U.S. manufacturing output estimates showed worrying signs for this segment of the economy today as it fell for the first time since September 2009, while new orders expanded at the slowest rate so far this year.
“The weak manufacturing PMI data cast doubt on the ability of the U.S. economy to rebound from its disappointing start to the year in the second quarter,” said Chris Williamson, chief economist at Markit Economics. Many firms monitored by Markit said uncertainty about the economy led clients to delay spending, prompting firms to cut production schedules.

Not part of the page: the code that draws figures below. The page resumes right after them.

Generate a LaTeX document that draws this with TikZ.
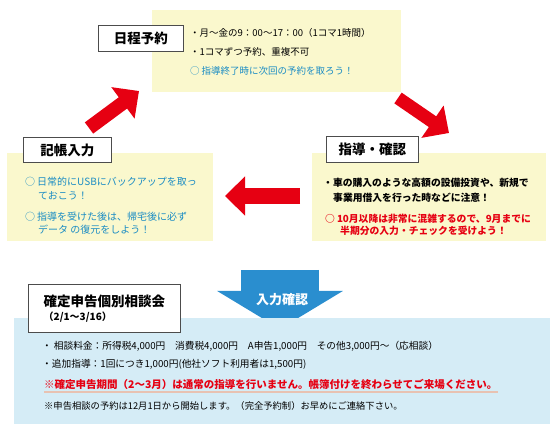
\documentclass[tikz,border=0pt]{standalone}
\usepackage{fontspec}
\setmainfont{Noto Sans CJK JP}
\usetikzlibrary{arrows.meta, positioning}

\definecolor{flowred}{HTML}{E60012}
\definecolor{notefill}{HTML}{FAF8CD}
\definecolor{infofill}{HTML}{D5ECF6}
\definecolor{checkblue}{HTML}{2A8ECF}
\definecolor{tipblue}{HTML}{1A8CC4}
\definecolor{markline}{HTML}{E8C2B2}

\begin{document}
\begin{tikzpicture}[
		x=1pt, y=-1pt,
		panel/.style={
			fill=#1, inner sep=0pt, anchor=north west
		},
		titlebox/.style={
			draw=black!70, line width=0.9pt, fill=white, inner sep=0pt,
			anchor=north west, font=\bfseries\fontsize{13.5}{16}\selectfont
		},
		bodytext/.style={
			anchor=west, inner sep=0pt, font=\fontsize{9.5}{12}\selectfont
		},
		boldtext/.style={
			bodytext, font=\bfseries\fontsize{9.8}{12}\selectfont
		},
		redarrow/.style={
			draw=flowred, line width=#1,
			-{Triangle[width=38pt, length=20pt]}
		}
		]
		
		\useasboundingbox (0,0) rectangle (560,430);
		
		% cycle panels
		\node[panel=notefill, minimum width=249pt, minimum height=82pt] (plan)  at (152,10)  {};
		\node[panel=notefill, minimum width=206pt, minimum height=88pt] (entry) at (7,153)   {};
		\node[panel=notefill, minimum width=234pt, minimum height=88pt] (check) at (312,153) {};
		
		\node[titlebox, minimum width=85pt, minimum height=26pt] (plan-title)  at (98,25)   {日程予約};
		\node[titlebox, minimum width=88pt, minimum height=25pt] (entry-title) at (23,137)  {記帳入力};
		\node[titlebox, minimum width=92pt, minimum height=26pt] (check-title) at (326,136) {指導・確認};
		
		\node[bodytext] (plan-1) at (190,33) {・月～金の9：00～17：00（1コマ1時間）};
		\node[bodytext] (plan-2) at (190,52) {・1コマずつ予約、重複不可};
		\node[bodytext, text=tipblue] (plan-3) at (190,71) {○\hspace{2pt}指導終了時に次回の予約を取ろう！};
		
		\node[bodytext, font=\fontsize{10}{12}\selectfont, text=tipblue] (entry-1) at (25,182) {○\hspace{2pt}日常的にUSBにバックアップを取っ};
		\node[bodytext, font=\fontsize{10}{12}\selectfont, text=tipblue] (entry-2) at (38,196) {ておこう！};
		\node[bodytext, font=\fontsize{10}{12}\selectfont, text=tipblue] (entry-3) at (25,217) {○\hspace{2pt}指導を受けた後は、帰宅後に必ず};
		\node[bodytext, font=\fontsize{10}{12}\selectfont, text=tipblue] (entry-4) at (38,230) {データ の復元をしよう！};
		
		\node[boldtext] (check-1) at (323,183) {・車の購入のような高額の設備投資や、新規で};
		\node[boldtext] (check-2) at (333,198) {事業用借入を行った時などに注意！};
		\node[boldtext, text=flowred] (check-3) at (325,219) {○\hspace{2pt}10月以降は非常に混雑するので、9月までに};
		\node[boldtext, text=flowred] (check-4) at (340,231) {半期分の入力・チェックを受けよう！};
		
		% cycle arrows
		\coordinate (up-from)   at (89,128);
		\coordinate (up-to)     at (139,91);
		\coordinate (down-from) at (398,98);
		\coordinate (down-to)   at (449,133);
		\coordinate (left-from) at (300,196);
		\coordinate (left-to)   at (225,196);
		\draw[redarrow=14pt] (up-from) -- (up-to);
		\draw[redarrow=13pt] (down-from) -- (down-to);
		\draw[redarrow=16pt] (left-from) -- (left-to);
		
		% input check arrow
		\coordinate (in-from) at (280,270);
		\coordinate (in-to)   at (280,329);
		\draw[draw=checkblue, line width=78pt, -{Triangle[width=124pt, length=38pt]}] (in-from) -- (in-to);
		\node[inner sep=0pt, text=white, font=\bfseries\fontsize{13}{15}\selectfont] (in-label) at (282,300) {入力確認};
		
		% consultation panel
		\node[panel=infofill, minimum width=536pt, minimum height=106pt] (consult) at (14,318) {};
		\node[titlebox, minimum width=152pt, minimum height=48pt, align=left] (consult-title) at (28,284)
			{確定申告個別相談会\\[-2pt]{\fontsize{10}{12}\selectfont（2/1～3/16）}};
		
		\node[bodytext, font=\fontsize{9.7}{12}\selectfont] (consult-1) at (42,346) {・\hspace{2pt}相談料金：所得税4,000円　消費税4,000円　A申告1,000円　その他3,000円～（応相談）};
		\node[bodytext, font=\fontsize{9.7}{12}\selectfont] (consult-2) at (42,364) {・追加指導：1回につき1,000円(他社ソフト利用者は1,500円)};
		\node[bodytext, font=\bfseries\fontsize{10.5}{12}\selectfont, text=flowred] (consult-3) at (44,384) {※確定申告期間（2～3月）は通常の指導を行いません。帳簿付けを終わらせてご来場ください。};
		\draw[markline, line width=2pt] ([yshift=-3pt]consult-3.south west) -- ([yshift=-3pt]consult-3.south east);
		\node[bodytext, font=\fontsize{9.3}{12}\selectfont] (consult-4) at (44,406) {※申告相談の予約は12月1日から開始します。（完全予約制）お早めにご連絡下さい。};
		
	\end{tikzpicture}
\end{document}
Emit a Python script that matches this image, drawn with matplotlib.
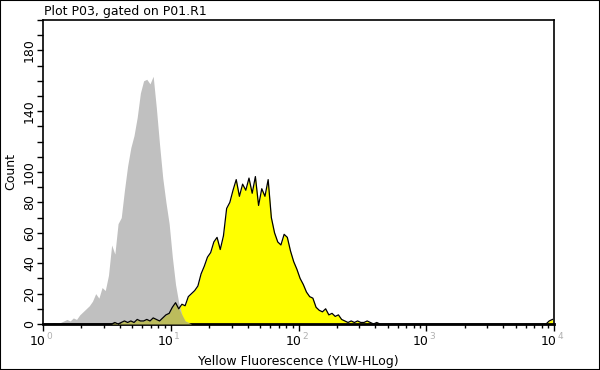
import numpy as np
import matplotlib
matplotlib.use("Agg")
import matplotlib.pyplot as plt
from matplotlib.patches import Rectangle
from matplotlib.ticker import LogLocator, NullFormatter

# histogram channels: 40 bins per decade, 10^0 .. 10^4
bins_per_decade = 40
n_bins = 4 * bins_per_decade

# control sample (gray), counts per bin starting at bin 0
gray_counts = [
    0, 0, 0, 1, 0, 1, 2, 3, 2, 4,
    3, 6, 8, 10, 12, 15, 20, 17, 24, 22,
    32, 52, 46, 66, 70, 88, 104, 116, 124, 136,
    152, 160, 161, 158, 163, 142, 118, 96, 80, 66,
    44, 26, 14, 6, 2, 1,
]

# stained sample (yellow), counts per bin starting at bin 0
yellow_counts = [
    0, 0, 0, 0, 0, 0, 0, 0, 0, 0,
    0, 0, 0, 0, 0, 0, 0, 0, 0, 0,
    0, 0, 1, 0, 1, 2, 1, 2, 1, 3,
    2, 2, 3, 2, 4, 3, 2, 4, 6, 7,
    11, 14, 10, 13, 12, 18, 20, 22, 25, 33,
    38, 44, 47, 54, 57, 49, 58, 76, 80, 88,
    95, 84, 92, 88, 96, 86, 97, 78, 89, 84,
    95, 70, 60, 54, 52, 59, 57, 48, 41, 36,
    30, 26, 21, 18, 17, 11, 9, 8, 10, 6,
    7, 5, 6, 3, 2, 1, 2, 1, 2, 1,
    1, 2, 1, 0, 1, 0, 0, 0, 0, 0,
    0, 0, 0, 0, 0, 0, 0, 0, 0, 0,
    0, 0, 0, 0, 0, 0, 0, 0, 0, 0,
    0, 0, 0, 0, 0, 0, 0, 0, 0, 0,
    0, 0, 0, 0, 0, 0, 0, 0, 0, 0,
    0, 0, 0, 0, 0, 0, 0, 0, 2, 3,
]

y_labelled = [0, 20, 40, 60, 80, 100, 140, 180]
x_decades = [0, 1, 2, 3, 4]

centers = np.logspace(0, 4, n_bins + 1)
centers = np.sqrt(centers[:-1] * centers[1:])
gray = np.zeros(n_bins)
gray[:len(gray_counts)] = gray_counts
yellow = np.zeros(n_bins)
yellow[:len(yellow_counts)] = yellow_counts
overlap = np.minimum(gray, yellow)

fig = plt.figure(figsize=(6, 3.7), dpi=100)
ax = fig.add_axes([43 / 600, 46 / 370, 511 / 600, 304 / 370])

ax.fill_between(centers, 0, yellow, color="#ffff00", linewidth=0, zorder=1)
ax.fill_between(centers, 0, gray, color="#c0c0c0", linewidth=0, zorder=2)
ax.fill_between(centers, 0, overlap, color="#bcbc5c", linewidth=0, zorder=3)
ax.plot(centers, yellow, color="black", linewidth=0.9, zorder=4)

ax.set_xscale("log")
ax.set_xlim(1, 1e4)
ax.set_ylim(0, 200)

ax.xaxis.set_major_locator(LogLocator(base=10))
ax.xaxis.set_minor_locator(LogLocator(base=10, subs=np.arange(2, 10)))
ax.xaxis.set_major_formatter(NullFormatter())
ax.xaxis.set_minor_formatter(NullFormatter())
ax.tick_params(axis="x", which="major", length=5, width=1, direction="out")
ax.tick_params(axis="x", which="minor", length=3, width=1, direction="out")

# "10" with a pale exponent, like the instrument software draws it
for d in x_decades:
    ax.annotate("10", xy=(10 ** d, 0), xycoords=("data", "axes fraction"),
                xytext=(2, -8), textcoords="offset points",
                ha="right", va="top", fontsize=9)
    ax.annotate(str(d), xy=(10 ** d, 0), xycoords=("data", "axes fraction"),
                xytext=(2.5, -6), textcoords="offset points",
                ha="left", va="top", fontsize=6.5, color="#b0b0b0")

y_ticks = list(range(0, 201, 10))
ax.set_yticks(y_ticks)
ax.set_yticklabels([str(v) if v in y_labelled else "" for v in y_ticks],
                   rotation=90, va="center", fontsize=9)
ax.tick_params(axis="y", length=4, width=1, direction="out", pad=1)

for side in ["left", "top", "right"]:
    ax.spines[side].set_linewidth(1.2)
ax.spines["bottom"].set_linewidth(2)

ax.set_xlabel("Yellow Fluorescence (YLW-HLog)", fontsize=9, labelpad=14)
ax.set_ylabel("Count", fontsize=9, labelpad=4)

fig.text(44 / 600, 1 - 11 / 370, "Plot P03, gated on P01.R1", fontsize=9,
         ha="left", va="center")

fig.patches.append(Rectangle((0, 0), 1, 1, transform=fig.transFigure,
                             fill=False, edgecolor="black", linewidth=1.5))

fig.savefig("out.png", dpi=100)
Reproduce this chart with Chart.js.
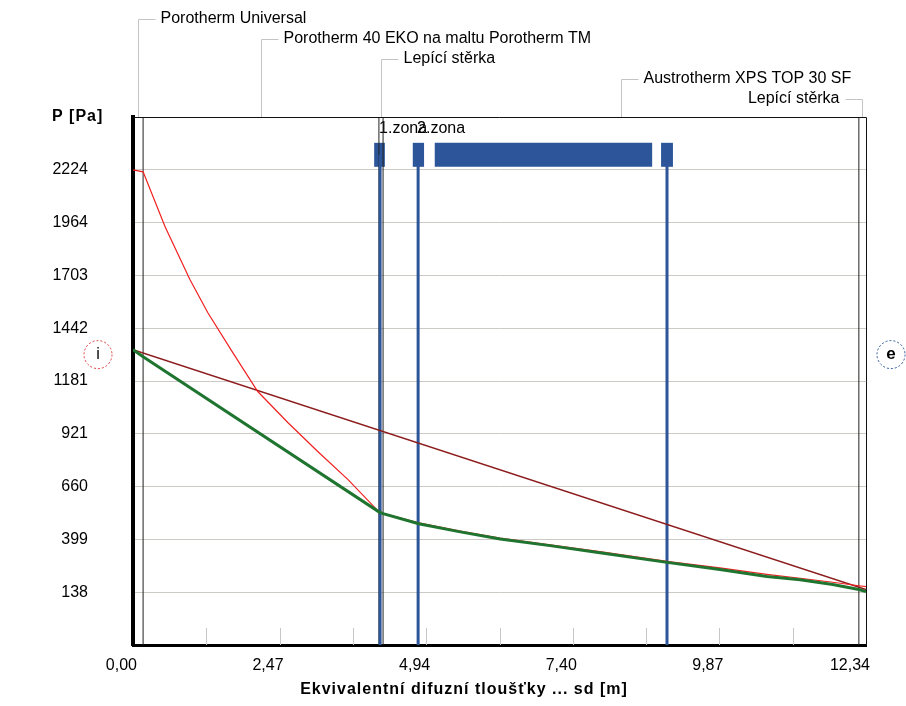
<!DOCTYPE html>
<html>
<head>
<meta charset="utf-8">
<script src="https://cdn.jsdelivr.net/npm/chart.js@4.4.1/dist/chart.umd.min.js"></script>
<style>
  html, body { margin: 0; padding: 0; background: #fff; }
</style>
</head>
<body>
<canvas id="myChart" width="906" height="706"></canvas>
<script>
// axis range and ticks
var yMin = -122.75, yMax = 2484.75;
var yTickValues = [138, 399, 660, 921, 1181, 1442, 1703, 1964, 2224];
var xTickValues = [0, 1.234, 2.468, 3.702, 4.936, 6.17, 7.404, 8.638, 9.872, 11.106, 12.34];
var xTickLabels = ["0,00", "2,47", "4,94", "7,40", "9,87", "12,34"];

// layers of the wall (sd boundaries)
var layerNames = ["Porotherm Universal", "Porotherm 40 EKO na maltu Porotherm TM", "Lepící stěrka", "Austrotherm XPS TOP 30 SF", "Lepící stěrka"];
var layerBounds = [0, 0.17, 4.14, 4.21, 12.22, 12.34];

// saturated vapour pressure (red)
var sdSat = [0, 0.17, 0.54, 0.96, 1.26, 1.68, 2.10, 2.61, 3.11, 3.62, 4.14, 4.21, 4.81, 5.51, 6.18, 7.02, 7.86, 9.02, 9.88, 10.67, 11.23, 11.78, 12.22, 12.34];
var pSat = [2224, 2214, 1943, 1681, 1518, 1321, 1129, 975, 833, 694, 535, 528, 480, 440, 405, 372, 338, 289, 258, 226, 207, 187, 170, 166];

// real vapour pressure (green)
var sdReal = [0, 0.17, 4.14, 4.21, 4.81, 5.51, 6.18, 7.02, 7.86, 9.02, 9.88, 10.67, 11.23, 11.78, 12.22, 12.34];
var pReal = [1336, 1301, 535, 526, 476, 436, 401, 368, 333, 284, 250, 215, 200, 176, 151, 141];

// pressure without condensation (dark red)
var sdLin = [0, 12.34];
var pLin = [1336, 151];

// condensation zones
var zoneLines = [4.16, 4.80, 8.99];
var zoneLabels = ["1.zona", "2.zona"];
var barStarts = [4.06, 4.71, 5.08, 8.89];
var barEnds = [4.24, 4.90, 8.74, 9.09];
var barLevel = 2298;

var FONT = "'Liberation Sans', Arial, sans-serif";
var BLUE = "#2c5699";

function pts(xs, ys){
    var a = [];
    for(let i=0; i<xs.length; i++){
        a.push({x: xs[i], y: ys[i]});
    }
    return a;
}

var datasets = [
    {data: pts(sdReal, pReal), borderColor: "#1f7530", borderWidth: 3},
    {data: pts(sdSat, pSat), borderColor: "#f02020", borderWidth: 1.2},
    {data: pts(sdLin, pLin), borderColor: "#8c1c1c", borderWidth: 1.5}
];
for(let i=0; i<zoneLines.length; i++){
    datasets.push({data: [{x: zoneLines[i], y: yMin}, {x: zoneLines[i], y: barLevel}], borderColor: BLUE, borderWidth: 3});
}
for(let i=1; i<layerBounds.length-1; i++){
    datasets.push({data: [{x: layerBounds[i], y: yMin}, {x: layerBounds[i], y: yMax}], borderColor: "#222", borderWidth: 1});
}
for(let i=0; i<barStarts.length; i++){
    datasets.push({data: [{x: barStarts[i], y: barLevel}, {x: barEnds[i], y: barLevel}], borderColor: BLUE, borderWidth: 24, borderCapStyle: "butt"});
}
datasets.forEach(function(d){
    d.showLine = true;
    d.pointRadius = 0;
    d.pointHoverRadius = 0;
    d.fill = false;
    d.tension = 0;
});

var decor = {
    id: "decor",
    beforeDatasetsDraw: function(chart){
        var ctx = chart.ctx, a = chart.chartArea, xs = chart.scales.x;
        ctx.save();
        ctx.strokeStyle = "#c8c6c2";
        ctx.lineWidth = 1;
        for(let i=1; i<xTickValues.length-1; i++){
            var px = Math.round(xs.getPixelForValue(xTickValues[i])) + 0.5;
            ctx.beginPath();
            ctx.moveTo(px, a.bottom - 17);
            ctx.lineTo(px, a.bottom);
            ctx.stroke();
        }
        // zone labels (under the lines)
        ctx.fillStyle = "#000";
        ctx.font = "16px " + FONT;
        ctx.textAlign = "left";
        ctx.textBaseline = "middle";
        for(let i=0; i<zoneLabels.length; i++){
            ctx.fillText(zoneLabels[i], xs.getPixelForValue(zoneLines[i]) - 1, a.top + 12);
        }
        ctx.restore();
    },
    afterDraw: function(chart){
        var ctx = chart.ctx, a = chart.chartArea, xs = chart.scales.x, ys = chart.scales.y;
        ctx.save();
        // top and right frame
        ctx.strokeStyle = "#111";
        ctx.lineWidth = 1;
        ctx.beginPath();
        ctx.moveTo(a.left, a.top + 0.5);
        ctx.lineTo(a.right + 0.5, a.top + 0.5);
        ctx.lineTo(a.right + 0.5, a.bottom);
        ctx.stroke();

        // layer labels with leader lines
        ctx.font = "16px " + FONT;
        ctx.textBaseline = "middle";
        for(let i=0; i<layerNames.length; i++){
            var lx = Math.round(xs.getPixelForValue((layerBounds[i] + layerBounds[i+1]) / 2)) + 0.5;
            var ly = 19 + 20 * i;
            var w = ctx.measureText(layerNames[i]).width;
            ctx.strokeStyle = "#c4c4c4";
            ctx.beginPath();
            ctx.moveTo(lx, a.top);
            ctx.lineTo(lx, ly + 0.5);
            if(lx + 22 + w > chart.width - 4){
                ctx.lineTo(lx - 17, ly + 0.5);
                ctx.stroke();
                ctx.fillStyle = "#000";
                ctx.textAlign = "right";
                ctx.fillText(layerNames[i], lx - 23, ly);
            } else {
                ctx.lineTo(lx + 17, ly + 0.5);
                ctx.stroke();
                ctx.fillStyle = "#000";
                ctx.textAlign = "left";
                ctx.fillText(layerNames[i], lx + 22, ly);
            }
        }

        // axis titles
        ctx.font = "bold 16px " + FONT;
        ctx.letterSpacing = "1px";
        ctx.textAlign = "left";
        ctx.fillText("P [Pa]", 52, a.top);
        ctx.textAlign = "center";
        ctx.fillText("Ekvivalentní difuzní tloušťky ... sd [m]", 464, 690);
        ctx.letterSpacing = "0px";

        // interior / exterior markers
        var cy = ys.getPixelForValue(pReal[0]) + 5;
        ctx.lineWidth = 1;
        ctx.setLineDash([2, 2]);
        ctx.strokeStyle = "#e03a3a";
        ctx.beginPath();
        ctx.arc(a.left - 35, cy, 14, 0, Math.PI * 2);
        ctx.stroke();
        ctx.strokeStyle = BLUE;
        ctx.beginPath();
        ctx.arc(a.right + 25, cy, 14, 0, Math.PI * 2);
        ctx.stroke();
        ctx.setLineDash([]);
        ctx.fillStyle = "#000";
        ctx.textAlign = "center";
        ctx.font = "16px " + FONT;
        ctx.fillText("i", a.left - 35, cy);
        ctx.font = "bold 17px " + FONT;
        ctx.fillText("e", a.right + 25, cy);
        ctx.restore();
    }
};

var graph = new Chart("myChart", {
    type: "scatter",
    data: {datasets: datasets},
    options: {
        responsive: false,
        animation: false,
        devicePixelRatio: 1,
        layout: {padding: {top: 117, right: 40, left: 0, bottom: 0}},
        plugins: {legend: {display: false}, tooltip: {enabled: false}},
        scales: {
            x: {
                type: "linear",
                min: 0,
                max: 12.34,
                afterBuildTicks: function(scale){
                    scale.ticks = xTickValues.map(function(v){ return {value: v}; });
                },
                afterFit: function(scale){
                    scale.height = 61;
                    scale.paddingLeft = 0;
                    scale.paddingRight = 0;
                },
                ticks: {
                    autoSkip: false,
                    maxRotation: 0,
                    align: "end",
                    labelOffset: 4,
                    padding: 11,
                    color: "#000",
                    font: {family: FONT, size: 16},
                    callback: function(v, i){ return i % 2 == 0 ? xTickLabels[i / 2] : ""; }
                },
                grid: {drawOnChartArea: false, drawTicks: false},
                border: {color: "#000", width: 3}
            },
            y: {
                type: "linear",
                min: yMin,
                max: yMax,
                afterBuildTicks: function(scale){
                    scale.ticks = [yMin].concat(yTickValues, [yMax]).map(function(v){ return {value: v}; });
                },
                afterFit: function(scale){
                    scale.width = 133;
                    scale.paddingTop = 0;
                    scale.paddingBottom = 0;
                },
                ticks: {
                    padding: 45,
                    color: "#000",
                    font: {family: FONT, size: 16},
                    callback: function(v){ return yTickValues.indexOf(v) >= 0 ? String(v) : ""; }
                },
                grid: {
                    drawTicks: false,
                    color: function(c){ return (c.tick && yTickValues.indexOf(c.tick.value) >= 0) ? "#cdc9c4" : "rgba(0,0,0,0)"; }
                },
                border: {color: "#000", width: 4}
            }
        }
    },
    plugins: [decor]
});
</script>
</body>
</html>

The Markit Flash U.S. Manufacturing Purchasing Managers’ Index now tracks at 50.5, down from April’s 50.8 reading and barely above the neutral level of 50, Markit said. The reading was dragged down by a renewed fall in production, weakened new order growth and more cuts to input stocks. Also, reduced foreign client demand slowed overall new orders from U.S. manufacturers as new export sales fell for the second consecutive month.
Outstanding manufacturing work fell for the fourth month in a row in May, as the rate of backlog depletion remained unchanged from April, Williamson said. Stocks of inputs decreased for the sixth consecutive month, while inventories of finished items increased marginally after April’s slight reduction.
Further, “Any uplift in prices was largely due to higher commodity prices, notably oil. Core price pressures look to have been once again subdued by weak demand,” he said. “The survey is signaling that manufacturing will act as a drag on economic growth in the second quarter, leaving the economy once again dependent on the service sector, and consumers in particular, to sustain growth.”